A production FastAPI app with full OTel setup: traces, metrics, auto-instrumentation, and OTLP export all wired together in the lifespan context manager.

from contextlib import asynccontextmanager
from fastapi import FastAPI, Request
from opentelemetry import trace, metrics
from opentelemetry.sdk.trace import TracerProvider
from opentelemetry.sdk.trace.export import BatchSpanProcessor
from opentelemetry.exporter.otlp.proto.grpc.trace_exporter import OTLPSpanExporter
from opentelemetry.sdk.resources import Resource
from opentelemetry.instrumentation.fastapi import FastAPIInstrumentor
from opentelemetry.instrumentation.httpx import HTTPXClientInstrumentor
import time

resource = Resource.create({"service.name": "api", "service.version": "1.0.0"})


@asynccontextmanager
async def lifespan(app: FastAPI):
    # Setup tracing
    tracer_provider = TracerProvider(resource=resource)
    tracer_provider.add_span_processor(
        BatchSpanProcessor(OTLPSpanExporter(endpoint="http://otel-collector:4317"))
    )
    trace.set_tracer_provider(tracer_provider)

    # Auto-instrument
    FastAPIInstrumentor.instrument_app(app)
    HTTPXClientInstrumentor().instrument()

    yield

    tracer_provider.shutdown()


app = FastAPI(lifespan=lifespan)
tracer = trace.get_tracer("api")


@app.get("/orders/{order_id}")
async def get_order(order_id: str, request: Request):
    with tracer.start_as_current_span("db.fetch_order") as span:
        span.set_attribute("order.id", order_id)
        # DB call here
        return {"order_id": order_id, "status": "confirmed"}

Context Propagation Across Services

Distributed tracing only works when trace context propagates across service boundaries via HTTP headers. OpenTelemetry's auto-instrumentation injects and extracts W3C TraceContext headers automatically for httpx and requests.

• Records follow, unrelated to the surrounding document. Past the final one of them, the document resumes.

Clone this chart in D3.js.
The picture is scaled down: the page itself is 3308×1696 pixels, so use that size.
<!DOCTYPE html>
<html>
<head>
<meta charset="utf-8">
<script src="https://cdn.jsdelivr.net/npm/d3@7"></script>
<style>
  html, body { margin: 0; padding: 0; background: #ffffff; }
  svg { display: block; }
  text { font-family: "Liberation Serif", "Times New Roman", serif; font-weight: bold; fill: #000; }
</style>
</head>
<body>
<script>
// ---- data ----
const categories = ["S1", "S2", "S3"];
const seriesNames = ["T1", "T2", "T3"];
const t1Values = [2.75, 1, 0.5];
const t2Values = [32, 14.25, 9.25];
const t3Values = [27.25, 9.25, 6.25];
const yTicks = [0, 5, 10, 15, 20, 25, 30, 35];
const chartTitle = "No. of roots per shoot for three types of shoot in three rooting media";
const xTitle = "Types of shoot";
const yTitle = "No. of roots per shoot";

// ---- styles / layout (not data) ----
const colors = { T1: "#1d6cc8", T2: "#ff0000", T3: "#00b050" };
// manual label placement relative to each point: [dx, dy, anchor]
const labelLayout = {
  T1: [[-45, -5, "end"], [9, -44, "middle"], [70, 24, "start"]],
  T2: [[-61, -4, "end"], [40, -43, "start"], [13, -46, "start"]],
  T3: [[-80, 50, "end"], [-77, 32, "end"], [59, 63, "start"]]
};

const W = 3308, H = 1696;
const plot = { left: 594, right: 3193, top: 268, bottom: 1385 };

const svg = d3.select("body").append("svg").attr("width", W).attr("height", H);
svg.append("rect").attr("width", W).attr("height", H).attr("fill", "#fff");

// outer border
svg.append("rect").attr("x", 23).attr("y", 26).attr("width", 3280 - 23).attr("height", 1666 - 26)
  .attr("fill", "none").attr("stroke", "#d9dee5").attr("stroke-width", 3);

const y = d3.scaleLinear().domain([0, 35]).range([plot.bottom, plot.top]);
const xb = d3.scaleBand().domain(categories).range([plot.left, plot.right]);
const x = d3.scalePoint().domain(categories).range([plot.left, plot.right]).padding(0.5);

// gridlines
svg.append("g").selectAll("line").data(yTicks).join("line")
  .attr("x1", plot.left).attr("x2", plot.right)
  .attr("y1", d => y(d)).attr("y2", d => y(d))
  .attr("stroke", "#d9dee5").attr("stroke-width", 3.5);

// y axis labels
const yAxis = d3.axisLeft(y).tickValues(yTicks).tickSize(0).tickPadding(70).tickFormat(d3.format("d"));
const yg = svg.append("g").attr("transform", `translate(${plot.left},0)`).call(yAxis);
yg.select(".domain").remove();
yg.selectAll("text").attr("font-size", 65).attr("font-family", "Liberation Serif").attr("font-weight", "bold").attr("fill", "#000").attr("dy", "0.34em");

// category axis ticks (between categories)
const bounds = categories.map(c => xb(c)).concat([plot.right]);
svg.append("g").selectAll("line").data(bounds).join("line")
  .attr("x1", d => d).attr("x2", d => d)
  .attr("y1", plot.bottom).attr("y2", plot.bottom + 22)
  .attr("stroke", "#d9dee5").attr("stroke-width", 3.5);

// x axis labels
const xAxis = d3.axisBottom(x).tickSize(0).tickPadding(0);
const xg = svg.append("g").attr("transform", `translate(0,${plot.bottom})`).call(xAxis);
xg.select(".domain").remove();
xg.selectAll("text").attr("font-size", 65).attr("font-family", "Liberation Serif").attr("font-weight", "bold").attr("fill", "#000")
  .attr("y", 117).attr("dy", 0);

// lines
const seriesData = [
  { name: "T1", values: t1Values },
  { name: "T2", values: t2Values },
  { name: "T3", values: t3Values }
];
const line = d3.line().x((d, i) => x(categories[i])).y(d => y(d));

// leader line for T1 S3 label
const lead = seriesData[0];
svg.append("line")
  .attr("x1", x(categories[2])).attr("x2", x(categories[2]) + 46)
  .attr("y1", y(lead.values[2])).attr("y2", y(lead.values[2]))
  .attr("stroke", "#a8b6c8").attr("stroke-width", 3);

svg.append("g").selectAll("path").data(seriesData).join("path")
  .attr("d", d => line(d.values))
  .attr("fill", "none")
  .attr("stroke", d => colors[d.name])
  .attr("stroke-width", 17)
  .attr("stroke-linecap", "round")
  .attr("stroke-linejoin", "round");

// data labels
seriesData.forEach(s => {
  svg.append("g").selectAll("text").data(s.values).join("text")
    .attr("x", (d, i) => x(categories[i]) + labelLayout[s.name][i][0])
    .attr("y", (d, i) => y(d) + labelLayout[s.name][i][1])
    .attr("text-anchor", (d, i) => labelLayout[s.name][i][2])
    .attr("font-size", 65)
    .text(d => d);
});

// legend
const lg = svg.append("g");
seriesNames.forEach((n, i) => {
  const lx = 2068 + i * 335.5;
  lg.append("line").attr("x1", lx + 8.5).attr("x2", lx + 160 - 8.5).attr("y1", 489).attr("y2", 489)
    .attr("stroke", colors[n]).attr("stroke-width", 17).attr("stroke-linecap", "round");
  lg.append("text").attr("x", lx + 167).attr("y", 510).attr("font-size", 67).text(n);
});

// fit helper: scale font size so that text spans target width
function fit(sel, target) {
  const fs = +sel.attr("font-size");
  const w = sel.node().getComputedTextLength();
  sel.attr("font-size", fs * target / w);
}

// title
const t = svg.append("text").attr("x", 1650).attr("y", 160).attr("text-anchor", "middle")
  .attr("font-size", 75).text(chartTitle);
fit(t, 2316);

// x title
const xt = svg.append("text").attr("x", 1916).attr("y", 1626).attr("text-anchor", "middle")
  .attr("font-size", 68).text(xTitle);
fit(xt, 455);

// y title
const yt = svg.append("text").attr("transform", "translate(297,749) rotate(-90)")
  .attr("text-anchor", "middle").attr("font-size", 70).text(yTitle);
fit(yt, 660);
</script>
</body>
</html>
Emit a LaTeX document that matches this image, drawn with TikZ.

from opentelemetry.propagate import inject, extract
from opentelemetry import trace, context
import httpx


# Inject context into outbound requests (httpx auto-instrumentation does this for you)
async def call_downstream_service(url: str) -> dict:
    headers = {}
    inject(headers)  # Adds traceparent, tracestate headers
    async with httpx.AsyncClient() as client:
        response = await client.get(url, headers=headers)
        return response.json()


# Extract context from inbound requests (FastAPI auto-instrumentation does this)
from fastapi import FastAPI, Request

app = FastAPI()

@app.middleware("http")
async def propagate_trace(request: Request, call_next):
    ctx = extract(dict(request.headers))  # Extract parent context
    token = context.attach(ctx)
    try:
        response = await call_next(request)
        return response
    finally:
        context.detach(token)

Frequently Asked Questions

What is the difference between traces, metrics, and logs?
Traces show the path of a single request through distributed systems (latency at each hop). Metrics are aggregated time-series numbers (request rate, error rate, p99 latency). Logs are discrete events with context. OTel aims to unify all three under one SDK and correlate them via trace IDs.
Does OTel add significant overhead?
Minimal. The SDK uses sampling (typically 1–10% of traces in high-traffic systems) and batches exports asynchronously. Head-based sampling at the collector lets you control volume without touching application code. Tail-based sampling keeps all traces for errors regardless of rate.
OpenTelemetry vs Datadog APM agent?
OTel is vendor-neutral — you can switch backends without code changes. The Datadog agent is proprietary but has deeper Datadog-specific integrations. Many teams use OTel to instrument and the Datadog exporter to ship, getting the best of both.